Union of 150 OKs contract with cuts

10/19/2011
BY TONY COOK
BLADE STAFF WRITER

About 150 Lucas County employees have approved a new collective-bargaining agreement that will freeze wages and reduce severance payouts, saving the county up to an estimated $256,000 in the short run.

The new three-year contract covers only a portion of the county's 1,985 unionized employees, but commissioners are hoping it sets the standard for negotiations with other bargaining units. It was approved by 90 percent of the union's members and goes into effect Nov. 1, two months before the previous contract was set to expire.

"In times like these, we're thrilled to have come to agreement with the union," Pete Gerken, president of the board of commissioners, said Tuesday while announcing the ratification. "This is the perfect example why local governments need to be able to handle their business without state interference."

That comment was a thinly veiled shot at Issue 2, which is a referendum on Senate Bill 5, a measure that would scale back collective-bargaining rights for public-employee unions. The board, which is comprised of three Democrats, unanimously opposes Issue 2.

The new contract, which covers employees in the facilities, purchasing, waste-water management, dog warden, and building regulation departments, freezes wages through 2012, but allows for renegotiations in 2013 and 2014. These county employees have not received raises since 2008.

The new contract also effectively slashes severance pay for retiring workers.
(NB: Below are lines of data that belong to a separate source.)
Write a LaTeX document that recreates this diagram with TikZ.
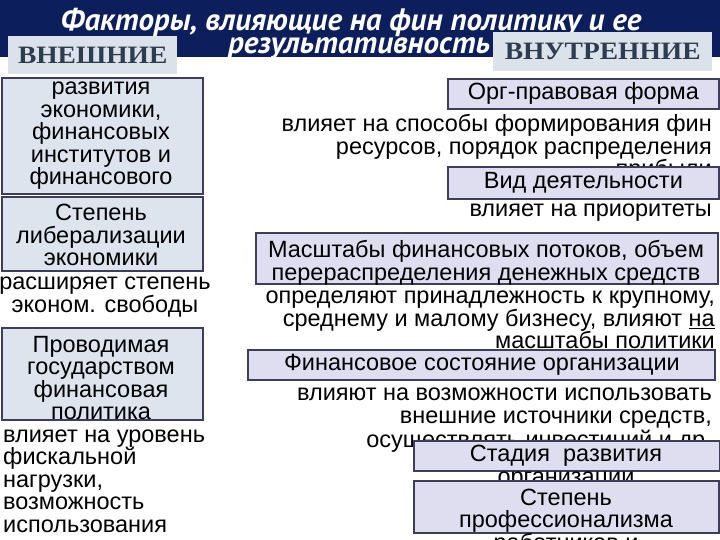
\documentclass[tikz,border=0pt]{standalone}
\usepackage{fontspec}
\setmainfont{Liberation Sans}
\newfontfamily\titlefont{PT Sans}
\newfontfamily\capsfont{Liberation Serif}
\usetikzlibrary{positioning}
\definecolor{navy}{RGB}{12,30,92}
\definecolor{lfill}{RGB}{221,228,238}
\definecolor{rfill}{RGB}{222,222,240}
\definecolor{boxline}{RGB}{62,62,92}
\definecolor{capcol}{RGB}{46,60,82}
\definecolor{capfill}{RGB}{220,226,234}

\begin{document}
\begin{tikzpicture}[x=1pt,y=-1pt,every node/.style={font=\fontsize{23.5}{22.5}\selectfont,inner sep=0pt}]
  \tikzset{
    lbox/.style={draw=boxline,line width=1.8pt,fill=lfill,anchor=north west,minimum width=201pt},
    rbox/.style={draw=boxline,line width=1.8pt,fill=rfill,anchor=north west},
    txt/.style={align=center},
    note/.style={align=right,anchor=east},
    headbox/.style={fill=capfill,anchor=north west},
    headtext/.style={text=capcol,font=\capsfont\bfseries\fontsize{25}{25}\selectfont,xscale=1.1},
    titletext/.style={text=white,font=\titlefont\bfseries\itshape\fontsize{31}{31}\selectfont}
  }
  \useasboundingbox (0,0) rectangle (720,540);
  \clip (0,0) rectangle (720,540);
  \fill[navy] (0,0) rectangle (720,57);
  \node[titletext] (title) at (351,23) {Факторы, влияющие на фин политику и ее};
  \node[titletext] (title2) at (359,49) {результативность};

  \node[headbox,minimum width=169pt,minimum height=38pt] (ext) at (8,36) {};
  \node[headtext] (extt) at (ext.center) {ВНЕШНИЕ};
  \node[headbox,minimum width=219pt,minimum height=39pt] (int) at (493,32) {};
  \node[headtext] (intt) at (int.center) {ВНУТРЕННИЕ};

  \node[lbox,minimum height=116pt] (l1) at (1,77) {};
  \node[txt] (l1t) at (101,136) {развития\\экономики,\\финансовых\\институтов и\\финансового};
  \node[lbox,minimum height=74pt] (l2) at (1,196) {};
  \node[txt] (l2t) at (101,235) {Степень\\либерализации\\экономики};
  \node[txt] (l2n) at (105,297) {расширяет степень\\эконом. свободы};
  \node[lbox,minimum height=92pt] (l3) at (1,327) {};
  \node[txt] (l3t) at (101,378) {Проводимая\\государством\\финансовая\\политика};
  \node[align=left,anchor=west] (l3n) at (3,481) {влияет на уровень\\фискальной\\нагрузки,\\возможность\\использования};

  \node[note] (r1n) at (712,148) {влияет на способы формирования фин\\ресурсов, порядок распределения\\прибыли};
  \node[rbox,minimum width=271pt,minimum height=30pt] (r1) at (447,78) {};
  \node[txt] (r1t) at (r1.center) {Орг-правовая форма};
  \node[rbox,minimum width=271pt,minimum height=32pt] (r2) at (447,166) {};
  \node[txt] (r2t) at (r2.center) {Вид деятельности};
  \node[note] (r2n) at (712,213) {влияет на приоритеты};
  \node[rbox,minimum width=462pt,minimum height=51pt] (r3) at (255,232) {};
  \node[txt] (r3t) at (486,263) {Масштабы финансовых потоков, объем\\перераспределения денежных средств};
  \node[note] (r3n) at (715,321) {определяют принадлежность к крупному,\\среднему и малому бизнесу, влияют \underline{на}\\\underline{масштабы политики}};
  \node[rbox,minimum width=467pt,minimum height=30pt] (r4) at (247,349) {};
  \node[txt] (r4t) at (482,365) {Финансовое состояние организации};
  \node[note,font=\fontsize{23.5}{23.5}\selectfont] (r4n) at (712,420) {влияют на возможности использовать\\внешние источники средств,\\осуществлять инвестиций и др.};
  \node[rbox,minimum width=306pt,minimum height=30pt] (r5) at (413,440) {};
  \node[txt] (r5t) at (566,467) {Стадия~ развития\\организации};
  \node[rbox,minimum width=305pt,minimum height=52pt] (r6) at (413,480) {};
  \node[txt] (r6t) at (566,522) {Степень\\профессионализма\\работников и};
\end{tikzpicture}
\end{document}
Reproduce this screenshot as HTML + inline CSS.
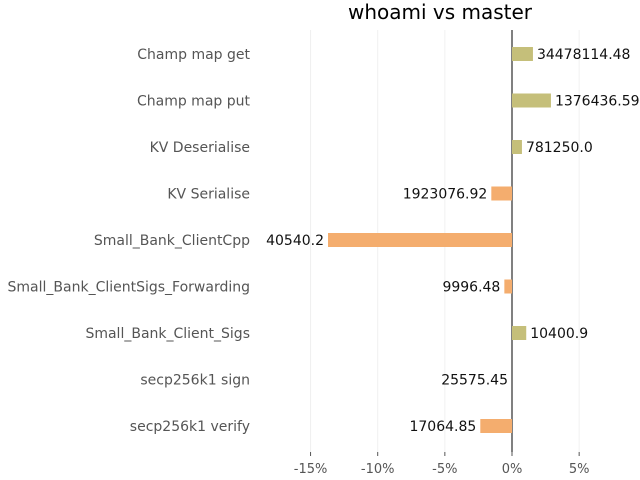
<!DOCTYPE html>
<html><head><meta charset="utf-8"><style>
body{margin:0;background:#fff;}
svg{display:block;font-family:"DejaVu Sans","Liberation Sans",sans-serif;}
</style></head><body>
<svg id="chart" width="640" height="480" viewBox="0 0 640 480">
<text x="440" y="19" font-size="20" text-anchor="middle" fill="#000">whoami vs master</text>
<g id="grid"></g><g id="bars"></g><g id="labels"></g><g id="ticks"></g>
</svg>
<script>
const categories=["Champ map get","Champ map put","KV Deserialise","KV Serialise","Small_Bank_ClientCpp","Small_Bank_ClientSigs_Forwarding","Small_Bank_Client_Sigs","secp256k1 sign","secp256k1 verify"];
const changes=[1.56,2.9,0.74,-1.54,-13.7,-0.57,1.06,0,-2.36];
const valueLabels=["34478114.48","1376436.59","781250.0","1923076.92","40540.2","9996.48","10400.9","25575.45","17064.85"];
const tickValues=[-15,-10,-5,0,5];
const tickLabels=["-15%","-10%","-5%","0%","5%"];
const NS="http://www.w3.org/2000/svg";
const x=v=>512+v*13.43;
const y=i=>54+i*46.5;
function mk(t,a,p){const e=document.createElementNS(NS,t);for(const k in a)e.setAttribute(k,a[k]);document.getElementById(p).appendChild(e);return e;}
tickValues.forEach((v,i)=>{
 const g=mk('line',{x1:x(v),x2:x(v),y1:30,y2:452,stroke:v===0?'#808080':'#f0f0f0','stroke-width':v===0?2:1},'grid');
 
 
 const tk=mk('line',{x1:x(v),x2:x(v),y1:452,y2:456,stroke:'#555'},'ticks');
 
 
 const t=mk('text',{x:x(v),y:473,'font-size':13,fill:'#555','text-anchor':'middle'},'ticks');
 t.textContent=tickLabels[i];
 
 
});
categories.forEach((c,i)=>{
 const v=changes[i],cy=y(i);
 const l=mk('text',{x:250,y:cy+5,'font-size':14,fill:'#555','text-anchor':'end'},'labels');
 l.textContent=c;
 
 
 const x0=Math.min(x(0),x(v)),w=Math.abs(x(v)-x(0));
 const b=mk('rect',{x:x0,y:cy-7,width:w,height:14,fill:v>=0?'#c5bf7a':'#f4ad6e'},'bars');
 
 
 const vl=mk('text',{x:v>0?x(v)+4:x(v)-4,y:cy+5,'font-size':14,fill:'#111','text-anchor':v>0?'start':'end'},'labels');
 vl.textContent=valueLabels[i];
 
 
});
</script>
</body></html>
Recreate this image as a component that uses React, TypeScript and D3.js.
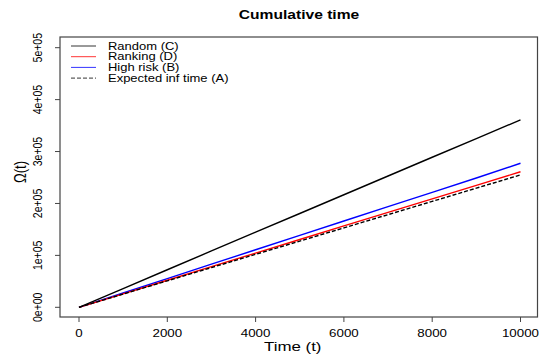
import React from "react";
import * as d3 from "d3";

const times = [0, 1000, 2000, 3000, 4000, 5000, 6000, 7000, 8000, 9000, 10000];
const randomC = [0, 36000, 72300, 108500, 144600, 180700, 216800, 252900, 289000, 325000, 361000];
const rankingD = [0, 26000, 52100, 78200, 104400, 130500, 156700, 182800, 208900, 234900, 261000];
const highRiskB = [0, 27500, 55200, 83000, 110800, 138600, 166200, 193800, 221500, 249000, 277500];
const expectedA = [0, 25500, 51000, 76500, 102000, 127500, 153000, 178500, 204000, 229500, 255000];

const xTicks = [0, 2000, 4000, 6000, 8000, 10000];
const yTicks = [0, 100000, 200000, 300000, 400000, 500000];
const yTickLabels = ["0e+00", "1e+05", "2e+05", "3e+05", "4e+05", "5e+05"];

const seriesNames = ["Random (C)", "Ranking (D)", "High risk (B)", "Expected inf time (A)"];
const seriesColors = ["#000000", "#ff0000", "#0000ff", "#000000"];
const seriesDash = ["", "", "", "4,2"];

export default function App() {
  const W = 555, H = 354;
  const left = 60, right = 537.5, top = 37, bottom = 317;
  const x = d3.scaleLinear().domain([0, 10000]).range([79, 520.5]);
  const y = d3.scaleLinear().domain([0, 500000]).range([307.3, 47.7]);
  const data = [randomC, rankingD, highRiskB, expectedA];
  const line = (vals: number[]) =>
    d3.line<number>().x((_, i) => x(times[i])).y((v) => y(v))(vals) || "";
  const font = "Liberation Sans, Arial, Helvetica, sans-serif";
  const sx = 1.25;
  return (
    <svg width={W} height={H} style={{ position: "absolute", left: 0, top: 0 }} fontFamily={font}>
      <rect width={W} height={H} fill="#fff" />
      <text transform={`translate(299,19) scale(${sx},1)`} textAnchor="middle" fontWeight="bold" fontSize={12.5}>Cumulative time</text>
      {[2, 1, 3, 0].map((i) => (
        <path key={i} d={line(data[i])} fill="none" stroke={seriesColors[i]} strokeWidth={1.4}
          strokeDasharray={seriesDash[i] || undefined} />
      ))}
      <rect x={left} y={top} width={right - left} height={bottom - top} fill="none" stroke="#444" strokeWidth={1.2} />
      {xTicks.map((t) => (
        <g key={t}>
          <line x1={x(t)} x2={x(t)} y1={bottom} y2={bottom + 5} stroke="#444" strokeWidth={1} />
          <text transform={`translate(${x(t)},337) scale(1.27,1)`} textAnchor="middle" fontSize={10.5}>{t}</text>
        </g>
      ))}
      {yTicks.map((t, i) => (
        <g key={t}>
          <line x1={left - 5} x2={left} y1={y(t)} y2={y(t)} stroke="#444" strokeWidth={1} />
          <text transform={`translate(41.5,${y(t)}) scale(1.25,1) rotate(-90)`} textAnchor="middle" fontSize={10.5}>{yTickLabels[i]}</text>
        </g>
      ))}
      <text transform={`translate(${(left + right) / 2 - 6},351) scale(1.25,1)`} textAnchor="middle" fontSize={13.5}>Time (t)</text>
      <text transform={`translate(26,172) scale(1.25,1) rotate(-90)`} textAnchor="middle" fontSize={13}>Ω(t)</text>
      {seriesNames.map((n, i) => (
        <g key={n}>
          <line x1={71} x2={96} y1={46 + i * 10.7} y2={46 + i * 10.7} stroke={seriesColors[i]}
            strokeWidth={0.8} strokeDasharray={seriesDash[i] || undefined} />
          <text transform={`translate(108,${46 + i * 10.7 + 3.6}) scale(1.3,1)`} fontSize={10}>{n}</text>
        </g>
      ))}
    </svg>
  );
}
Under the previous contract, a 29-year old provision allowed retiring employees to cash out up to one-third of their unused sick leave, up to a maximum of 320 hours. The new policy limits that to one-quarter and a maximum of 240 hours.

If enacted, Senate Bill 5 would cap cash payouts for sick leave for retiring employees at 1,000 hours, and cut sick time from three to two weeks annually for most local government employees, according to provisions of the bill.

The local agreement also reduces the amount of unused vacation time employees can cash out when they stop working for the county. In the past, workers could carry over three years worth of unused vacation time. The new agreement will reduce that amount in steps, ultimately restricting vacation time carry-overs to one year of vacation time by 2014.

Currently, about 30 of the bargaining unit's employees are eligible to retire. Based on that snapshot, county officials said the new unused vacation time policy could save up to $196,450, while changes to the sick time policy could save up to $60,000.

The new agreement also alters the way overtime is awarded when an employee is called back to work more than once within a four-hour span. That change is expected to save the county money in departments such as waste-water treatment and the dog warden's office. Additionally, the contract formalizes an agreement the county struck with the union earlier this year that provides for a volunteer program in the dog warden's office.

During a news conference announcing the ratification Tuesday, Steve Kowalik, representative for American Federation of State, County, and Municipal Employees, Local 544, said the smooth negotiations show that level-headed politicians and union members can work together without Senate Bill 5.

"Collective bargaining works the way it is written in law today," Mr. Kowalik said. "We didn't need arbitration. We didn't need a Senate bill."

Proponents of Issue 2 say the new county contract shows just the opposite.

"It's a great example of how Senate Bill 5 is already working in our communities," said Connie Wehrkamp, spokesman for Building a Better Ohio, the organization campaigning for passage of Issue 2. "[It] encourages government workers to make some concessions and hopefully avoid layoffs that communities like Lucas County have seen in recent years."

Commissioner Gerken dismissed the notion that the threat of Issue 2 encouraged the union to take a more moderate stance in negotiations.

"We've been talking about these kind of systemic chances for a long time, since before [Gov. John] Kasich's administration came in," he said. "We took a look at our aging work force and realized the cash-outs could be big. What forced us to look at this wasn't Senate Bill 5 -- it was the economy."

The county already made similar severance-pay reforms last month for about 600 nonunion employees.